Caster Semenya okazała się najlepsza w biegu na 800 metrów w ramach mityngu Diamentowej Ligi w Dausze. Jej wynik - 1:54.98, jest szóstym wynikiem w historii! Po biegu przyznała, że nie zamierza przyjmować żadnych leków, a jej prawnicy będą odwoływać się od decyzji Międzynarodowego Trybunału Arbitrażowego ds. Sportu (CAS).
Zobacz wideo

Caster Semenya wygrała bieg na 800 metrów rozgrywany w ramach mityngu Diamentowej Ligi w katarskiej Dausze. Jej wynik - 1:54.98 to szósty wynik w historii tej konkurencji. Drugą zawodniczkę, Francine Niyonsaba, która także ma podwyższony poziom testosteronu, wyprzedziła na mecie o blisko trzy sekundy. Polki nie brały udziału w rywalizacji.

Po biegu Semenya krytykowała decyzję CAS, przyznając, że nie zamierza się do tej decyzji dostosowywać. - Życie może być trudne, ale jestem wierząca i wierzę, że zawsze istnieje sposób na naprawienie wszystkiego. To Bóg decyduje o moim życiu i to on zakończy moje życie i karierę. Żaden mężczyzna ani żaden inny człowiek nie powstrzyma mnie od biegania. Nadal będę to robić. - przyznała biegaczka z RPA.

- Mam zakończyć karierę w wieku 28 lat? Jestem młoda, pełna energii. Przed sobą mam może i 10 lat startów.

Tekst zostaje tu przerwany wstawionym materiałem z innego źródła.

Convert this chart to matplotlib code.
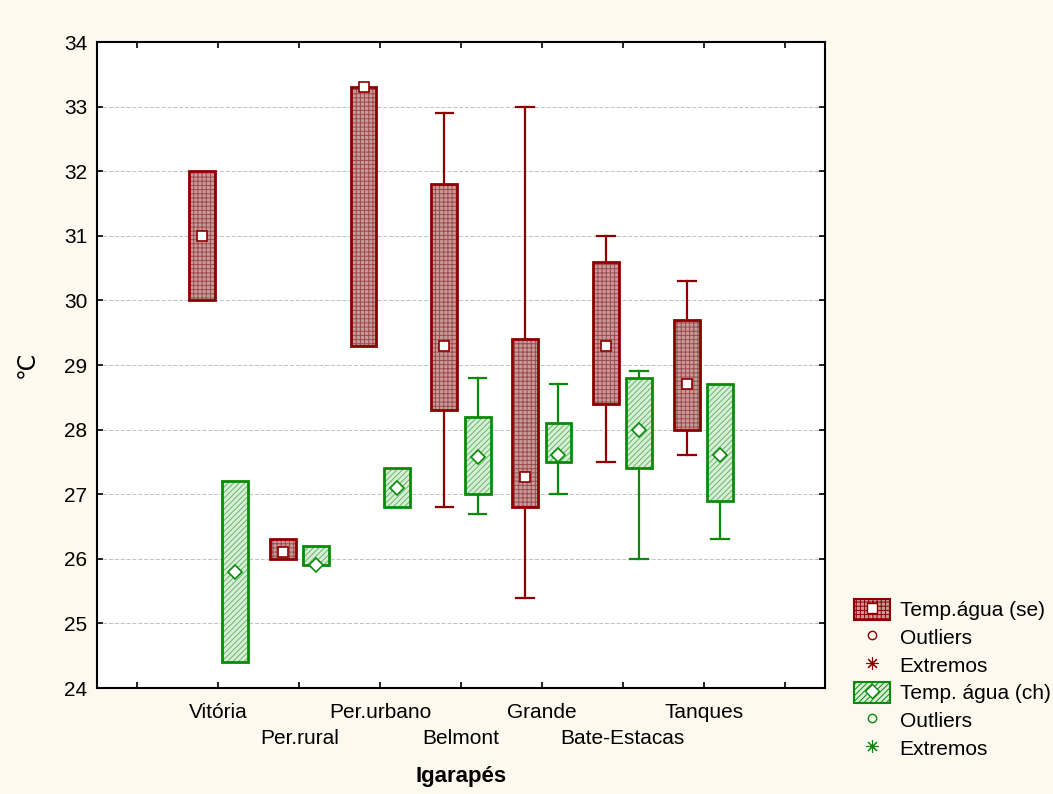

Z niczego nie zamierzam rezygnować i nie będę przyjmować żadnych leków - powiedziała Semenya, cytowana przez BBC, w nawiązaniu do środowej decyzji CAS, nakazującej biegaczkom z naturalnie podwyższonym poziomem testosteronu jego farmakologiczne obniżenie.

Mistrzyni olimpijska z RPA zaznaczyła, że wraz ze swoimi przedstawicielami, skorzysta z prawa odwołania od decyzji CAS. - Wierzę w mój zespół prawny i jestem pewna, że zrobią wszystko, abym mogła nadal startować bez przeszkód - dodała po swoim biegu.